(Londres et Washington) Le Royaume-Uni a dénoncé vendredi « un déni de justice » après le refus des États-Unis d’extrader une femme de diplomate américain accusée d’être responsable d’un accident mortel de la route en Angleterre.

La mort d’Harry Dunn, 19 ans, le 27 août dernier dans la collision de sa moto par la voiture d’Anna Sacoolas, qui roulait du mauvais côté de la route près de la base américaine où travaille son mari, a provoqué une vive émotion au Royaume-Uni.

L’affaire s’ajoute désormais aux sujets de dissensions entre Londres et Washington, en plus du projet britannique de taxe sur les géants du numérique et la possible attribution du réseau 5G au Chinois Huawei, au moment où le gouvernement britannique compte négocier après le Brexit un nouvel accord commercial avec les États-Unis.

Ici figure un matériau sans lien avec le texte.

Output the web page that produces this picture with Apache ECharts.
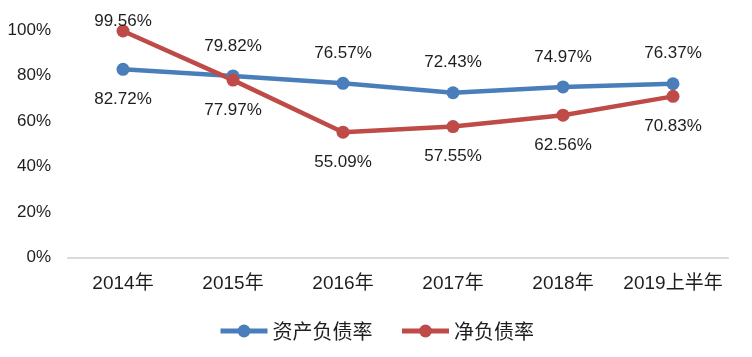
<!DOCTYPE html>
<html><head><meta charset="utf-8">
<script src="https://cdn.jsdelivr.net/npm/echarts@6/dist/echarts.min.js"></script>
<style>html,body{margin:0;padding:0;background:#fff}#c{width:752px;height:357px}</style>
</head><body><div id="c"></div>
<script>
const categories = ['2014年','2015年','2016年','2017年','2018年','2019上半年'];
const assetDebt = [82.72, 79.82, 76.57, 72.43, 74.97, 76.37];
const netDebt = [99.56, 77.97, 55.09, 57.55, 62.56, 70.83];
const yTicks = [0, 20, 40, 60, 80, 100];
const assetLabelPos = ['bottom','top','top','top','top','top'];
const netLabelPos = ['top','bottom','bottom','bottom','bottom','bottom'];
const FONT = '"Liberation Sans", "Noto Sans CJK SC", sans-serif';
const TXT = '#1e1e1e';
const BLUE = '#4a7ebb', RED = '#be4b48';
function mk(vals, pos, special) {
  return vals.map((v, i) => ({
    value: v,
    label: {
      show: true, position: pos[i], fontFamily: FONT, fontSize: 17, color: TXT,
      distance: (special && special[i] !== undefined) ? special[i] : 15,
      formatter: p => p.value.toFixed(2) + '%'
    }
  }));
}
const chart = echarts.init(document.getElementById('c'));
chart.setOption({
  animation: false,
  grid: {left: 68, right: 24, top: 30, bottom: 99.5},
  legend: {
    top: 316, left: 'center', itemWidth: 47, itemHeight: 16, itemGap: 27,
    textStyle: {fontFamily: '"Noto Sans CJK SC", sans-serif', fontSize: 20, color: TXT},
    data: [
      {name: '资产负债率', lineStyle: {width: 5, color: BLUE}},
      {name: '净负债率', lineStyle: {width: 5, color: RED}}
    ]
  },
  xAxis: {
    type: 'category', data: categories,
    axisLine: {lineStyle: {color: '#d9d9d9', width: 2}},
    axisTick: {show: false},
    axisLabel: {fontFamily: FONT, fontSize: 19, color: TXT, margin: 17, interval: 0}
  },
  yAxis: {
    type: 'value', min: 0, max: 100, interval: 20,
    axisLine: {show: false}, axisTick: {show: false}, splitLine: {show: false},
    axisLabel: {fontFamily: FONT, fontSize: 17, color: TXT, margin: 17, formatter: v => v + '%'}
  },
  series: [
    {name: '资产负债率', type: 'line', data: mk(assetDebt, assetLabelPos), symbol: 'circle', symbolSize: 13,
     lineStyle: {width: 4.5, color: BLUE}, itemStyle: {color: BLUE}},
    {name: '净负债率', type: 'line', data: mk(netDebt, netLabelPos, {0: -5}), symbol: 'circle', symbolSize: 13,
     lineStyle: {width: 4.5, color: RED}, itemStyle: {color: RED}}
  ]
});
</script></body></html>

« Au moment de l’accident, et pendant toute la durée de son séjour au Royaume-Uni, la conductrice, une citoyenne américaine, bénéficiait de l’immunité », a expliqué un porte-parole du département d’État américain dans une déclaration transmise à l’AFP. Une extradition « aurait enlevé son sens au fait même d’invoquer l’immunité diplomatique, et aurait créé un précédent extrêmement troublant ».

Insuffisant pour Londres. « Nous sommes déçus de cette décision qui apparaît comme un déni de justice », a réagi une porte-parole du ministère britannique de l’Intérieur. « Nous examinons en urgence toutes les possibilités qui s’offrent à nous ».

Après avoir réitéré la déception du Royaume-Uni lors d’une conversation téléphonique avec l’ambassadeur des États-Unis à Londres, Woody Johnson, le ministre britannique des Affaires étrangères Dominic Raab a assuré dans un communiqué que « le Royaume-Uni aurait agi différemment s’il s’était agi d’un diplomate britannique aux États-Unis ».  

Manifestation

Invoquant l’immunité diplomatique, Anna Sacoolas, 42 ans et mère de trois enfants, était repartie aux États-Unis peu après la collision.

Elle avait été inculpée fin décembre par la justice britannique pour conduite dangereuse ayant causé la mort. Le parquet britannique avait alors lancé une procédure d’extradition, aussitôt considérée comme un « abus » par Washington.

La famille d’Harry Dunn s’est dite « pas du tout surprise » par le refus américain. Dans un communiqué, elle a dénoncé une administration américaine « sans foi ni loi » prête « à attaquer jusqu’à son proche allié sur la scène internationale ».

Cette affaire a en effet provoqué des frictions diplomatiques entre les deux pays, unis par une « relation spéciale » déjà mise à dure épreuve ces dernières années.

Donald Trump avait évoqué un « accident horrible », le mettant sur le compte de la fatalité et de la difficulté pour un automobiliste américain de s’habituer à la conduite à gauche.

Alors que la presse britannique s’est fait écho d’autres accidents près du site militaire, dans le centre de l’Angleterre, le ministre Dominic Raab a estimé que « les travaux visant à améliorer la sécurité routière sur et autour de la base de Croughton doivent se poursuivre ».  

Malgré ce revers, la famille de Harry Dunn compte poursuivre son combat pour obtenir justice et a prévu une manifestation devant la base le dimanche 2 février, a indiqué son porte-parole Radd Seiger sur la BBC.  

Il a également appelé le premier ministre Boris Johnson à en faire davantage, l’exhortant à rencontrer la famille pour « nous dire ce qu’il compte faire ».  

Dans le même temps, le Royaume-Uni fait les yeux doux aux États-Unis dans le contexte de la sortie du Royaume-Uni de l’Union européenne le 31 janvier.  

Le président américain Donald Trump, fervent supporter du Brexit, a promis à Boris Johnson un accord commercial bilatéral « énorme » et « magnifique », même si les négociations s’annoncent âpres malgré la proximité affichée par les deux hommes.